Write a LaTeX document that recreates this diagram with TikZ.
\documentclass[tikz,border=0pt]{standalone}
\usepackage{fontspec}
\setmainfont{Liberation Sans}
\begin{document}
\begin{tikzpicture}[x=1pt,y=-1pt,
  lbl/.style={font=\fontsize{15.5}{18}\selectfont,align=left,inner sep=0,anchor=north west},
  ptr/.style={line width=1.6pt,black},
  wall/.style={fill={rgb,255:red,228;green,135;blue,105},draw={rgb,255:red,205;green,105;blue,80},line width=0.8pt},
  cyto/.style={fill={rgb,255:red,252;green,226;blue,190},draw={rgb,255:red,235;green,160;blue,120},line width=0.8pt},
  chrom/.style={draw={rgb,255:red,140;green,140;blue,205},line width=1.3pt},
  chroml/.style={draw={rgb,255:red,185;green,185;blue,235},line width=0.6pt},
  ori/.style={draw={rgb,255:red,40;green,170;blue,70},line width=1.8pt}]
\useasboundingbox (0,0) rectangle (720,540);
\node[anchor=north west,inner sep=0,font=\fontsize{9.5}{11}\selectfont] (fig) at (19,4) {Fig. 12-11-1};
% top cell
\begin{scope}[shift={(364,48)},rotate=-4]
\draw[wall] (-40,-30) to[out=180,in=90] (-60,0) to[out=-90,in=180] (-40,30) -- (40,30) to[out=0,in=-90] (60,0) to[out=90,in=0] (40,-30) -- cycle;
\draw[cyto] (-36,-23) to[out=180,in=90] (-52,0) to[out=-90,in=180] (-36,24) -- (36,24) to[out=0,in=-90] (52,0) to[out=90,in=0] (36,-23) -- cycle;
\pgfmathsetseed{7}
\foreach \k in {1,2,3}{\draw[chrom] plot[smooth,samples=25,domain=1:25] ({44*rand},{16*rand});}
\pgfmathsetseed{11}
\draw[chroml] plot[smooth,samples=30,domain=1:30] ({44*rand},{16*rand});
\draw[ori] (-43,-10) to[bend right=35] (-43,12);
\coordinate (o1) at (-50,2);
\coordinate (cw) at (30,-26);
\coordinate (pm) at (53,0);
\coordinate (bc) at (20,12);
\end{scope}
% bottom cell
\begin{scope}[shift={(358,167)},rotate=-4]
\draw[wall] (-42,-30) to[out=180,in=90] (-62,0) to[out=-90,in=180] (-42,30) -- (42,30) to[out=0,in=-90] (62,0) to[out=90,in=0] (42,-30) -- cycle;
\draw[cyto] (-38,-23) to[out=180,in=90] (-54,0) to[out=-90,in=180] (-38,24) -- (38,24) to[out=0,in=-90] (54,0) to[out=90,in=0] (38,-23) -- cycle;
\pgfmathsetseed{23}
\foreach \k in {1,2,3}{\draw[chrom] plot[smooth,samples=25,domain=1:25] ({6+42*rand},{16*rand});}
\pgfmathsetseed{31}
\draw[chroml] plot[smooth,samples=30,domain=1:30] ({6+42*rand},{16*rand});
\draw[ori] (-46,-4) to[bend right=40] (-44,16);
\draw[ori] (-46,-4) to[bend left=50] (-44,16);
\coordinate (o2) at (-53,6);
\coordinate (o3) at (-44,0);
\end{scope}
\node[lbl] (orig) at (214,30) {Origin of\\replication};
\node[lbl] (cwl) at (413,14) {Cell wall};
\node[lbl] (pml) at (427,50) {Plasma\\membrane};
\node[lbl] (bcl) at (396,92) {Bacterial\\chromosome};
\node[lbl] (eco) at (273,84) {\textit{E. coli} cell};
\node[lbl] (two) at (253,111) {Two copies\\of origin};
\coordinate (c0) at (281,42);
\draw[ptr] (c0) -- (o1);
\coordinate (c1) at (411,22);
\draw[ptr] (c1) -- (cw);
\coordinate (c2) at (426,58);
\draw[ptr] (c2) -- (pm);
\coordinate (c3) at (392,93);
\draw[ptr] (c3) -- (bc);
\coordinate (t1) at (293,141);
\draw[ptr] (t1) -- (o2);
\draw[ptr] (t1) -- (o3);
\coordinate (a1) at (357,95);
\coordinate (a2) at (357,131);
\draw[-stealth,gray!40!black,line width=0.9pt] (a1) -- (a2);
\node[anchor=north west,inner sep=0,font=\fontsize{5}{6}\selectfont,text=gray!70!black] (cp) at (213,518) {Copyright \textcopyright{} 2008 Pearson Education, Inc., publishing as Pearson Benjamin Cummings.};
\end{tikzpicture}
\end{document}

····················

TASK INSTRUCTIONS = Copy all of the data. Keep every word exactly as it is.

REPLY TO THE EXERCISE =
Write a LaTeX document that recreates this diagram with TikZ.
\documentclass[tikz,border=0pt]{standalone}
\usepackage{fontspec}
\setmainfont{Liberation Sans}
\begin{document}
\begin{tikzpicture}[x=1pt,y=-1pt,
  lbl/.style={font=\fontsize{15.5}{18}\selectfont,align=left,inner sep=0,anchor=north west},
  ptr/.style={line width=1.6pt,black},
  wall/.style={fill={rgb,255:red,228;green,135;blue,105},draw={rgb,255:red,205;green,105;blue,80},line width=0.8pt},
  cyto/.style={fill={rgb,255:red,252;green,226;blue,190},draw={rgb,255:red,235;green,160;blue,120},line width=0.8pt},
  chrom/.style={draw={rgb,255:red,140;green,140;blue,205},line width=1.3pt},
  chroml/.style={draw={rgb,255:red,185;green,185;blue,235},line width=0.6pt},
  ori/.style={draw={rgb,255:red,40;green,170;blue,70},line width=1.8pt}]
\useasboundingbox (0,0) rectangle (720,540);
\node[anchor=north west,inner sep=0,font=\fontsize{9.5}{11}\selectfont] (fig) at (19,4) {Fig. 12-11-1};
% top cell
\begin{scope}[shift={(364,48)},rotate=-4]
\draw[wall] (-40,-30) to[out=180,in=90] (-60,0) to[out=-90,in=180] (-40,30) -- (40,30) to[out=0,in=-90] (60,0) to[out=90,in=0] (40,-30) -- cycle;
\draw[cyto] (-36,-23) to[out=180,in=90] (-52,0) to[out=-90,in=180] (-36,24) -- (36,24) to[out=0,in=-90] (52,0) to[out=90,in=0] (36,-23) -- cycle;
\pgfmathsetseed{7}
\foreach \k in {1,2,3}{\draw[chrom] plot[smooth,samples=25,domain=1:25] ({44*rand},{16*rand});}
\pgfmathsetseed{11}
\draw[chroml] plot[smooth,samples=30,domain=1:30] ({44*rand},{16*rand});
\draw[ori] (-43,-10) to[bend right=35] (-43,12);
\coordinate (o1) at (-50,2);
\coordinate (cw) at (30,-26);
\coordinate (pm) at (53,0);
\coordinate (bc) at (20,12);
\end{scope}
% bottom cell
\begin{scope}[shift={(358,167)},rotate=-4]
\draw[wall] (-42,-30) to[out=180,in=90] (-62,0) to[out=-90,in=180] (-42,30) -- (42,30) to[out=0,in=-90] (62,0) to[out=90,in=0] (42,-30) -- cycle;
\draw[cyto] (-38,-23) to[out=180,in=90] (-54,0) to[out=-90,in=180] (-38,24) -- (38,24) to[out=0,in=-90] (54,0) to[out=90,in=0] (38,-23) -- cycle;
\pgfmathsetseed{23}
\foreach \k in {1,2,3}{\draw[chrom] plot[smooth,samples=25,domain=1:25] ({6+42*rand},{16*rand});}
\pgfmathsetseed{31}
\draw[chroml] plot[smooth,samples=30,domain=1:30] ({6+42*rand},{16*rand});
\draw[ori] (-46,-4) to[bend right=40] (-44,16);
\draw[ori] (-46,-4) to[bend left=50] (-44,16);
\coordinate (o2) at (-53,6);
\coordinate (o3) at (-44,0);
\end{scope}
\node[lbl] (orig) at (214,30) {Origin of\\replication};
\node[lbl] (cwl) at (413,14) {Cell wall};
\node[lbl] (pml) at (427,50) {Plasma\\membrane};
\node[lbl] (bcl) at (396,92) {Bacterial\\chromosome};
\node[lbl] (eco) at (273,84) {\textit{E. coli} cell};
\node[lbl] (two) at (253,111) {Two copies\\of origin};
\coordinate (c0) at (281,42);
\draw[ptr] (c0) -- (o1);
\coordinate (c1) at (411,22);
\draw[ptr] (c1) -- (cw);
\coordinate (c2) at (426,58);
\draw[ptr] (c2) -- (pm);
\coordinate (c3) at (392,93);
\draw[ptr] (c3) -- (bc);
\coordinate (t1) at (293,141);
\draw[ptr] (t1) -- (o2);
\draw[ptr] (t1) -- (o3);
\coordinate (a1) at (357,95);
\coordinate (a2) at (357,131);
\draw[-stealth,gray!40!black,line width=0.9pt] (a1) -- (a2);
\node[anchor=north west,inner sep=0,font=\fontsize{5}{6}\selectfont,text=gray!70!black] (cp) at (213,518) {Copyright \textcopyright{} 2008 Pearson Education, Inc., publishing as Pearson Benjamin Cummings.};
\end{tikzpicture}
\end{document}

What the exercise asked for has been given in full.